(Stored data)
-*-*-

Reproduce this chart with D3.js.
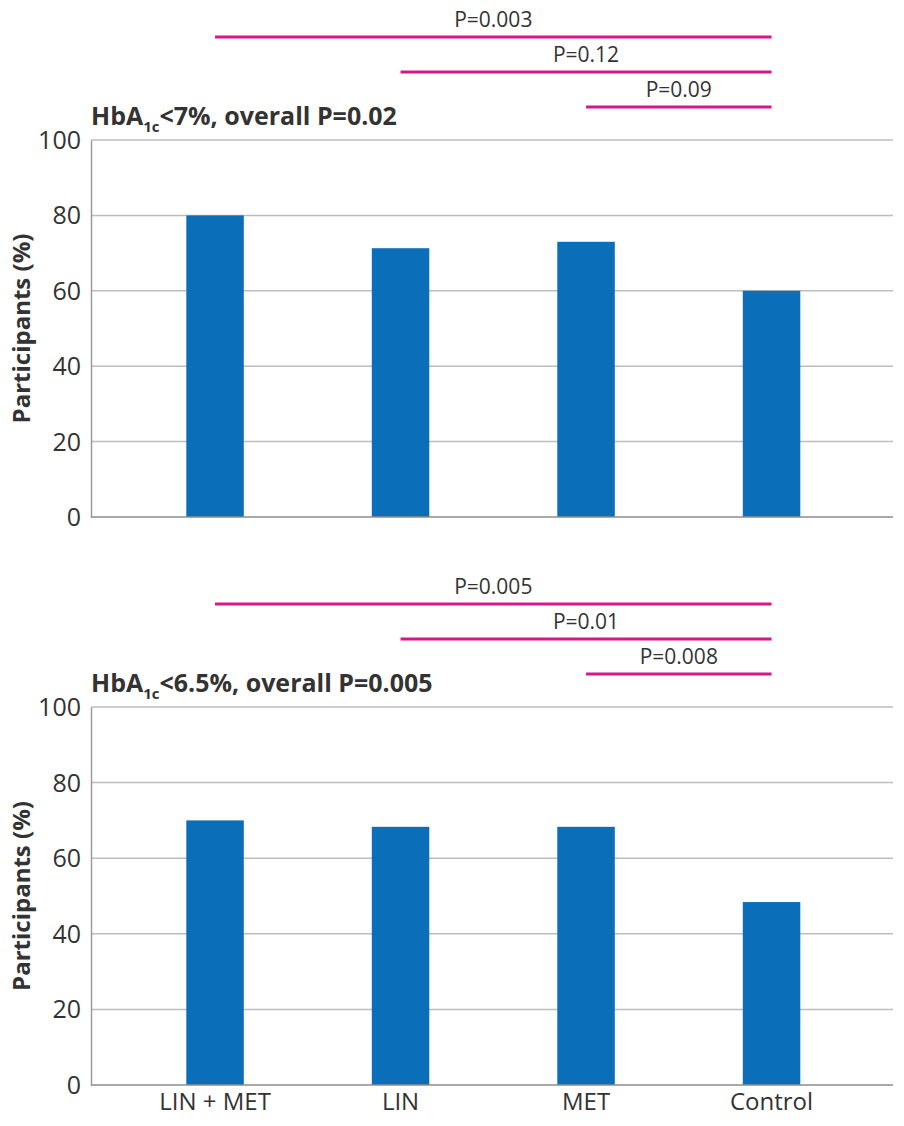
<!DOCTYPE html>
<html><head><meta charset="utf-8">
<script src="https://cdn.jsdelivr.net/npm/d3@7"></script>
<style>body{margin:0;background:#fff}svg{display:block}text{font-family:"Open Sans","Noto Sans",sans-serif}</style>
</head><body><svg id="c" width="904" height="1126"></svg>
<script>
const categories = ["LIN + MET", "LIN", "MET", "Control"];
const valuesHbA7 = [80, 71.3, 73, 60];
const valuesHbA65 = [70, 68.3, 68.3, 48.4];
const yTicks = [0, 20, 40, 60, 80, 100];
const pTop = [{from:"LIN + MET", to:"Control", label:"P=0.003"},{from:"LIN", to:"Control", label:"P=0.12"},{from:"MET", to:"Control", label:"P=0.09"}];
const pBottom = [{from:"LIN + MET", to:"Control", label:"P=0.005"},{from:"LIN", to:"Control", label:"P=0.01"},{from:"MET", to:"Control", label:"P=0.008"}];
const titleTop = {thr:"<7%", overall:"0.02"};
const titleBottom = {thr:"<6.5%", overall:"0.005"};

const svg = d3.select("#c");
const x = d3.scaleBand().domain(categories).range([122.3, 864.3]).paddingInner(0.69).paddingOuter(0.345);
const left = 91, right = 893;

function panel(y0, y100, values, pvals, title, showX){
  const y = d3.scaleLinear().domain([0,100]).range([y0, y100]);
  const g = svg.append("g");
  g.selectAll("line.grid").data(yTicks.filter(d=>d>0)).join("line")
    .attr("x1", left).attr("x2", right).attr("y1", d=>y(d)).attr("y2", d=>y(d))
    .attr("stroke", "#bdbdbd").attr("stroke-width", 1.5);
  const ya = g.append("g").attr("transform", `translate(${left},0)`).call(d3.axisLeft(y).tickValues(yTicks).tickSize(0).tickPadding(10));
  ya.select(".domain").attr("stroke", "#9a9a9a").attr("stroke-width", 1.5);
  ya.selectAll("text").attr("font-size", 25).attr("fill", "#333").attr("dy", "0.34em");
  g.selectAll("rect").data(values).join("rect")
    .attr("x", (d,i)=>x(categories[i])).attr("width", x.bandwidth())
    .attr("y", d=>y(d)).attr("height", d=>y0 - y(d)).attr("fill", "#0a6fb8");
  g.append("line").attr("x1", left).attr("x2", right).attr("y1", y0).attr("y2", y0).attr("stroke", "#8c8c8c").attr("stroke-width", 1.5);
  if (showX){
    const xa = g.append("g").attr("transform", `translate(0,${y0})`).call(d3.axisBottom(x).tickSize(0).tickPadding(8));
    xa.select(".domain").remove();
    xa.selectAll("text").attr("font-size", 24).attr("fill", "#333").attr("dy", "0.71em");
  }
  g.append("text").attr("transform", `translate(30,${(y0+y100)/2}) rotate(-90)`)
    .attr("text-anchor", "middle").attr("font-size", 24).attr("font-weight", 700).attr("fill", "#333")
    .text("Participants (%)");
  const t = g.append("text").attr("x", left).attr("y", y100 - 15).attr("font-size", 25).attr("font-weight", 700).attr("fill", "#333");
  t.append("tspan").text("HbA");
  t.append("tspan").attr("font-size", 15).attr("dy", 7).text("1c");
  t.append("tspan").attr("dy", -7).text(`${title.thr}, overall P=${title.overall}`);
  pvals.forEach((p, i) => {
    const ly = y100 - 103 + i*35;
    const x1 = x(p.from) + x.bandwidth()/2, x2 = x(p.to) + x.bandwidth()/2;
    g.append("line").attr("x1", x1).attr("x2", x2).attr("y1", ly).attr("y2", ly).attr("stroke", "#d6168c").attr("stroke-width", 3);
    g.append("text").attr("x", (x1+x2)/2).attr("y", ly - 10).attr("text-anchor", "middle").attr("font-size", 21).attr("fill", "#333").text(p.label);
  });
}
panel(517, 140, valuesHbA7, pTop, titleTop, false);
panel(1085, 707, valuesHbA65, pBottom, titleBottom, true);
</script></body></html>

-*-*-

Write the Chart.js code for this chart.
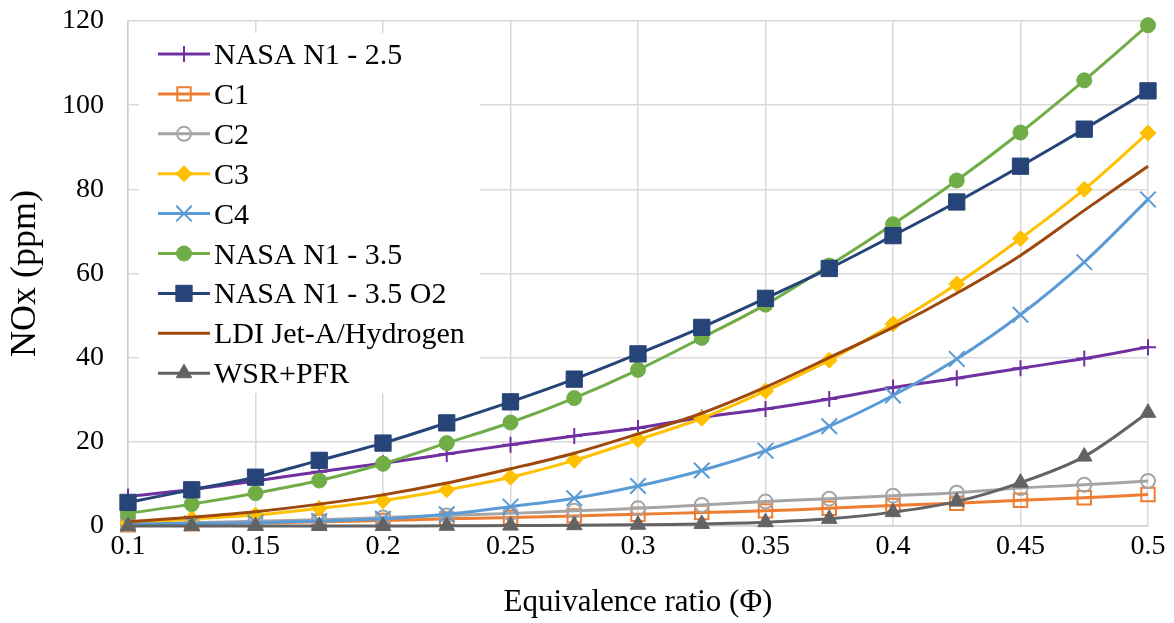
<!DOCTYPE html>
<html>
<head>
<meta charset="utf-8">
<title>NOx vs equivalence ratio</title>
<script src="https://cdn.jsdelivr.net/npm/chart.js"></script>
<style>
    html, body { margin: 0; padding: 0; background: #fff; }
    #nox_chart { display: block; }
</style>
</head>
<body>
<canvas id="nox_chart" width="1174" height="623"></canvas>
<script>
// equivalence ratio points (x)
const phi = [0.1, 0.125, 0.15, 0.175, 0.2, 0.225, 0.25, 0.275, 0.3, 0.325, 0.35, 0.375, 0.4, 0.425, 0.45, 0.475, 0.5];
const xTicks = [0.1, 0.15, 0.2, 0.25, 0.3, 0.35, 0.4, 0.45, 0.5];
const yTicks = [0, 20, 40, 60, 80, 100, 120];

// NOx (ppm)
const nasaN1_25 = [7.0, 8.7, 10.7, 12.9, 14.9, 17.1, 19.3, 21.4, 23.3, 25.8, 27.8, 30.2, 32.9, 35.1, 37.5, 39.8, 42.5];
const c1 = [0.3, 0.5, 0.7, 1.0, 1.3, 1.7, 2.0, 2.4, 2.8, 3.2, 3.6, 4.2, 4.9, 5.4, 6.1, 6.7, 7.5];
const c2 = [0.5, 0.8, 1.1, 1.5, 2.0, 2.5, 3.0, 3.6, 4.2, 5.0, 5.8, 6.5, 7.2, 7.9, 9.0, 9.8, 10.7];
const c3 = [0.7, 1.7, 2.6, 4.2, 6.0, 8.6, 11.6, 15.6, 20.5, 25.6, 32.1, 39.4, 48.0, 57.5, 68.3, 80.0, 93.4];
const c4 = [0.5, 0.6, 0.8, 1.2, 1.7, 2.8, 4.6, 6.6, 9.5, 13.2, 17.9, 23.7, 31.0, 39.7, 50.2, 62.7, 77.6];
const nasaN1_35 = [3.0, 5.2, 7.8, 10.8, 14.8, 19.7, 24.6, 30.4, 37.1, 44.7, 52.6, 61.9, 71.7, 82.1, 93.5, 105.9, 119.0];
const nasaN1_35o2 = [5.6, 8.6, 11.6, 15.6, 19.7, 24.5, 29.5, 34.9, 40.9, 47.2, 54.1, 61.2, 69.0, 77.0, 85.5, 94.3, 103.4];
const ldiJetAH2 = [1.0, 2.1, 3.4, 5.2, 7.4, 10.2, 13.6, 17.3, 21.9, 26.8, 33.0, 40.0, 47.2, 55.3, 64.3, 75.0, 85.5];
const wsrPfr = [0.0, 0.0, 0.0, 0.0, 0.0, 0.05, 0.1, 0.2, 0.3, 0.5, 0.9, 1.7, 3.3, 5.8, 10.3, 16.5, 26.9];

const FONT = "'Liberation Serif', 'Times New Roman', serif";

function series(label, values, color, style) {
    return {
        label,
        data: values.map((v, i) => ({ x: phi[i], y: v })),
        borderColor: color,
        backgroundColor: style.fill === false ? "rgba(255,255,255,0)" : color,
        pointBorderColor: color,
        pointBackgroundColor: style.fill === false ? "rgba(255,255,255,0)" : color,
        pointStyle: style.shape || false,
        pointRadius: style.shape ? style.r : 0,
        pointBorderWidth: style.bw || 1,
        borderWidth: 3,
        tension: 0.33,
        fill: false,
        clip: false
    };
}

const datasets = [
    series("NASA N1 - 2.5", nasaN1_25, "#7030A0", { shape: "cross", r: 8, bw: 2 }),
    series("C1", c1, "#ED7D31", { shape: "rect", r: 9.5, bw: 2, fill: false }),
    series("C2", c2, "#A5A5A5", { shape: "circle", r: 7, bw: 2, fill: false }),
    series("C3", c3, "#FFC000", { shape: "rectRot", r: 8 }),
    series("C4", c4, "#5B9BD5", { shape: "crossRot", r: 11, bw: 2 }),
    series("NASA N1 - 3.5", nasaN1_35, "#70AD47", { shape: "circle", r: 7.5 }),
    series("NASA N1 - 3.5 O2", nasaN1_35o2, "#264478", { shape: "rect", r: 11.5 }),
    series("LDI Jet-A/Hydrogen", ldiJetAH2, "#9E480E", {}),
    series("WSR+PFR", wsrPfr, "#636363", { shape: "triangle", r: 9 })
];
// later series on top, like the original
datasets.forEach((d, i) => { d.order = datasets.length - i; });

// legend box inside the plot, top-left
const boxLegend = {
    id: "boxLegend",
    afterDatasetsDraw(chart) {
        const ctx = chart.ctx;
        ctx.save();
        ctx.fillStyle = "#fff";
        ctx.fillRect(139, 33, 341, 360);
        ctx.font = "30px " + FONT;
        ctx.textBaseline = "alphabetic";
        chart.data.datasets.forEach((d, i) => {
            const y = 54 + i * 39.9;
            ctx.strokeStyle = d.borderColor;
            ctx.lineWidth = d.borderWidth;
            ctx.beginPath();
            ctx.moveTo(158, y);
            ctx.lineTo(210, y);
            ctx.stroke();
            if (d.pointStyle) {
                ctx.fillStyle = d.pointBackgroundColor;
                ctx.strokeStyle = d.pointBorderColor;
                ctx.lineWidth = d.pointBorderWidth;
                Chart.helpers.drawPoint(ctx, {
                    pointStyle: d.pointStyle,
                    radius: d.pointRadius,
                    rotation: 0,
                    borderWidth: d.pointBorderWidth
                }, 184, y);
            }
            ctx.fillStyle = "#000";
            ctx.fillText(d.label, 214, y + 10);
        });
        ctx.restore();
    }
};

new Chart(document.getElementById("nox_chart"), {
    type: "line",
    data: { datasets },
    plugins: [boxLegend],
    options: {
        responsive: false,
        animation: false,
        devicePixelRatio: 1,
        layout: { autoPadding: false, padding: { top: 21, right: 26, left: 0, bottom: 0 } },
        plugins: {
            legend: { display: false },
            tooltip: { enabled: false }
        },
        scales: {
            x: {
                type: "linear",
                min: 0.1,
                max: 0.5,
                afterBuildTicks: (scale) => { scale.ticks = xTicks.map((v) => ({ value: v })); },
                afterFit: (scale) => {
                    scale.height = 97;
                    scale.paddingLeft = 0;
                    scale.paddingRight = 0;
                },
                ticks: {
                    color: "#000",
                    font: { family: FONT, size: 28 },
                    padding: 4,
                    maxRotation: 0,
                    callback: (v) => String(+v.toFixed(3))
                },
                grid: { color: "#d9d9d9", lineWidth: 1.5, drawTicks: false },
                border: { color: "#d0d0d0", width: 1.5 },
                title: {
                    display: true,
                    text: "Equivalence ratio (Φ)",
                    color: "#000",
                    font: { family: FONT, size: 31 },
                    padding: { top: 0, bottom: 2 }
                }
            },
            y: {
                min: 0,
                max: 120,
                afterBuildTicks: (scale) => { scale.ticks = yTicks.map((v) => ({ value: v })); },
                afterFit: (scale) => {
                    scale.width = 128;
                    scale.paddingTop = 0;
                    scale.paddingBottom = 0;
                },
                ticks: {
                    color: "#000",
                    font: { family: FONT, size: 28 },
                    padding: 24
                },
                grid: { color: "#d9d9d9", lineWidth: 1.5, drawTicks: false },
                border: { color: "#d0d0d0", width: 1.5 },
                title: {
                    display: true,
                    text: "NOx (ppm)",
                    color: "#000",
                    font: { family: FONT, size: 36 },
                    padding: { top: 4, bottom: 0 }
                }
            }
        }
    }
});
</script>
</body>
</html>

-*-*-

# What you will do:
Find the word "this" in the data and show each line that holds it.

# Output of the exercise:
Reproduce this chart with D3.js.
Write the Chart.js code for this chart.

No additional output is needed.